There was a time when the N64 ruled the world, and it’s not hard to see why. It was the successor to one of the most successful consoles ever made, it birthed both the conventions and the genre of the 3D action platformer in Super Mario 64, and it taught every kid and college student that playing as Oddjob is a bitch move. For seven years, cartridges and blisters ruled the Earth.

Several games also came to define the generation. Most notably and most obviously there was The Legend of Zelda: Ocarina of Time, but there was a breadth of releases that somewhat inadvertently ended up cultivating the Nintendo aesthetic. Snowboard Kids, Chameleon Twist, and even Conker’s Bad Fur Day somehow became the raunchy exception that proved the rule.

This more or less culminated in a hot and fresh franchise in 1998 from Rare called Banjo-Kazooie. It was everything the system became known for: bubbly and adorable characters, romping around a segmented but open world, and collecting the fuck out of some mysteriously critical baubles. The franchise even bookended the N64 with the 50% more successful Banjo-Tooie and permanently affixed the bear-bird combo as a cult classic.

Enter Yooka-Laylee, spiritual successor to both the Banjo and the Kazooie. Announced (kind of) back in 2012, the game has been touted by its collection of ex-Rare devs as precisely that: a revival of the classic game and its classic design. You can even see it on the game’s website where it describes itself as a “Collect-em-up for the Modern Era.” As if you needed to say anything else to the frothing mass of fans that grew up to be money-earning members of society itching to spend that cash on nostalgia.

Case in point: their Kickstarter hit its £175,000 goal in 38 minutes. That’s, like, pizza delivery time. It went on to hit £1,000,000 in 21 hours before totaling up to a whopping £2,090,104. Wrap your poor brain around that, you goddamn pleb. What do you even do with that kind of money? (I mean other than carefully budget it because making games is crazy expensive.)

The answer, apparently, is completely and unabashedly fulfill your promise to your 73,206 backers. It is absolutely and fully what it aimed to be: a revival of everything you remember about Banjo-Kazooie. The problem, however, is that it doesn’t seem many people remember quite what that is even if Playtonic Games super, super does.

Yooka-Laylee

Simon Parkin of The Guardian—as he always does—puts it best: “Yooka-Laylee is not so much a love letter … as a full exhumation of the late 90s platformer.” It drags that corpse, dead as it is, out of the ground and puts a controller in its cold, rotten hands. And to be fair, certain modern niceties are bundled in.

You move, for example, with a precision that Banjo couldn’t achieve even on his best day.
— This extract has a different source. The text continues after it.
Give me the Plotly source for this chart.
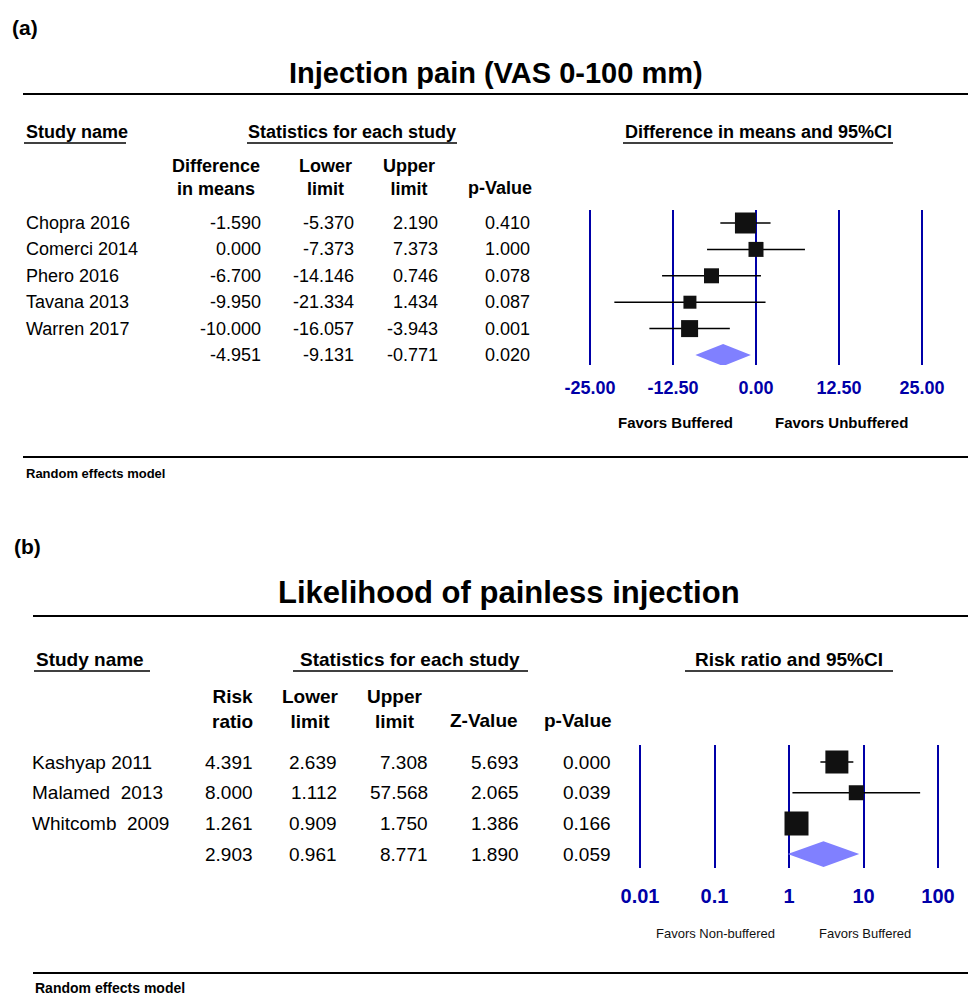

And the camera, while not the best, is no longer a permanent, undefeatable enemy made to fight with you at every step. And, at first, it even leads to you believe that it’s collectathon mentality had taken a backseat to free and unfettered exploration.

It is, however, a ruse. It never quite asks you to partake in the myriad of varied monotonous exercises required to collect Pagies until it’s too late to realize you actually do need them and now everything feels like backtracking. And once you are forced to stare down the barrel of transforming into other things and fight baddies do you wonder if it was this grating all along.

Yooka-Laylee

The answer, unfortunately, is yes. Do you remember how Banjo-Kazooie operated on giving you timed resources to enable your abilities? That’s all back and just as exhausting and frustrating. What about the interminable awfulness of shooting things with your weird little Kazooie eggs? That, despite almost two decades of shooter innovations, is still a slovenly pile of terrible.

And as you embark on activity after activity, each one more inventive but less fleshed out than the last, more of these aged cracks begin to reveal themselves as if all these years out in the sun has dried and split the spackle. Playing a gigantic mini golf game, for example, is neat and sounds fun but it quickly unleashes all the unpleasantries of the game in 300-style volleys.

Metroid-style ability gates but a lack of a useful minimap? Perfect. Huge, expansive worlds with distinct themes but themes that dictate repeating and droning objectives? Fantastic. And just as a cherry on top, let’s throw on the trivia game show from Banjo-Kazooie but made worse, tortuous, and insipid.

Yooka-Laylee

As much as the game exists solely because of its revival status, the things that work the best actually have little to do with its source material. The more open and clever design of the game’s worlds, for instance, lend it to a more exploratory and fun-seeped experience rather than one that is fun-adjacent. An isometric platforming section similarly breathes life into the proceedings.

Yooka-Laylee is not a bad game; it just has bad parts. Unfortunately for all the fans that backed it and anticipated it for its Banjo-Kazooie roots, it’s those parts that are bad and the parts that are present in prodigious numbers. There’s a lesson there that, if someone is listening, is worth learning.